Wenn eine Anstellung nicht passt: Wandergesellen dürfen auch mal Nein sagen
Auf Wanderschaft gilt die Regel, dass die jungen Handwerkerinnen und Handwerker nicht für ihre Unterkunft bezahlen dürfen. Wenn sie eine Anstellung haben, ist das kein Problem, da bekommen sie über den Betrieb einen Schlafplatz. Ansonsten hat Franzi in den letzten Jahren oft bei Privatleuten übernachtet. "Man ist halt darauf angewiesen, dass man nette Leute trifft", sagt sie. In warmen Sommernächten habe sie auch öfter draußen geschlafen.
"Dafür bin ich nicht unterwegs, dass ich mich lange an Orten aufhalte, an denen ich mich nicht wohlfühle."
Franzi, Gitarrenbauerin und Wandergesellin
"Am Anfang hat es schon eine Zeit gedauert, bis man sich dran gewöhnt", sagt die Gitarrenbauerin über all die Besonderheiten des Lebens auf Wanderschaft. "Aber mittlerweile ist es normal geworden." Und es gibt auch viele Dinge, die ihr an diesem Leben gefallen. "Es ist schön, dass man es sich raussuchen kann, auch mal Nein zu sagen." Und das habe sie auch schon getan, wenn die Arbeit, die es zu tun gab, nicht gepasst hat oder wenn sie mit jemandem menschlich nicht zurechtkam. Denn: "Dafür bin ich nicht unterwegs, dass ich mich lange an Orten aufhalte, an denen ich mich nicht wohlfühle." Schließlich sei es auch kein gutes Gefühl, als "billige Arbeitskraft" ausgenutzt zu werden.
Sieben auf einen Streich – oder auch auf zwei Streiche
Nach Lendershausen ist sie über Umwege gekommen: Ein Gitarrenbauer aus Köln hatte sie an eine Kollegin in Schweinfurt vermittelt, diese vermittelte die Wandergesellin wiederum zu Hermann Gräfe. Im Frühjahr war sie schon einmal in seiner Werkstatt, damals fingen sie gemeinsam ein Projekt an, das sie aber nicht rechtzeitig abschließen konnten. Deshalb kam Franzi nun noch einmal für einen Monat in Gräfes Werkstatt. "Sieben auf einen Streich" hieß das Projekt, in dem eine Serie von sieben Gitarren entstand – wenn auch letztlich nicht auf einen Streich, sondern auf zwei. Etwa 80 bis 100 Arbeitsstunden flossen in jedes der Instrumente, von denen sie drei aus Palisander und vier aus heimischen Hölzern fertigten.
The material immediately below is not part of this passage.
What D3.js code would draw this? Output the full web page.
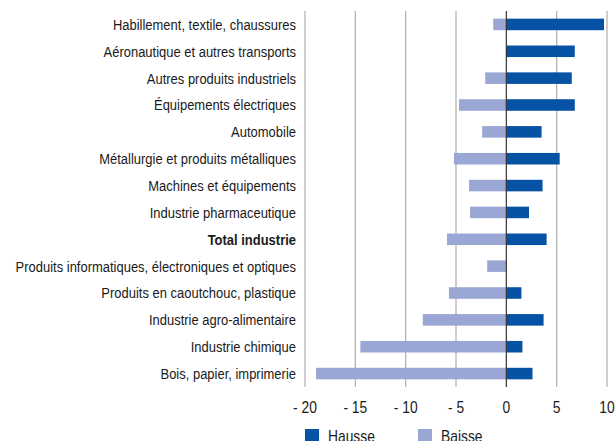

"Ich finde das schon toll, alles hinter sich zu lassen, sich auf den Beruf und auf sich selbst zu konzentrieren", sagt Hermann Gräfe. Er selbst ist damals nach seiner Ausbildung nicht auf Wanderschaft gegangen. "Im Nachhinein denke ich, das wäre eine schöne Erfahrung gewesen."
Noch ein Wandergeselle: Der Funke ist übergesprungen
Und auch bei Ron Zenk, einem Gesellen, der noch bis zum Frühjahr bei Gräfe in der Werkstatt arbeitet, ist der Funke übergesprungen. "Ich habe schon eine Zeit lang überlegt, was ich nach der Lehre machen soll", sagt der 22-Jährige. "Dann stand Franzi vor der Tür." Nachdem er die Gelegenheit hatte, sich mit ihr auszutauschen und von ihren Erfahrungen zu hören, stand für ihn fest, dass er auch auf Wanderschaft gehen möchte. Im März soll es losgehen. Auch er nennt als Gründe vor allem die Möglichkeit zu reisen und neue Erfahrungen zu sammeln.

Auf die Frage, ob es etwas gibt, das sie in ihrem derzeitigen Leben vermisst, entgegnet Franzi, sie würde nicht von "vermissen" sprechen, aber es gebe schon einige Dinge, auf die sie sich am Ende der Wanderjahre freue. So nennt sie unter anderem eine eigene Küche mit eigenen Vorräten, sowie Stauraum, um wieder mehr Dinge haben zu können als das, was sie mit sich herumtragen kann. Und schließlich spricht sie auch vom Traum, eine eigene Werkstatt einzurichten.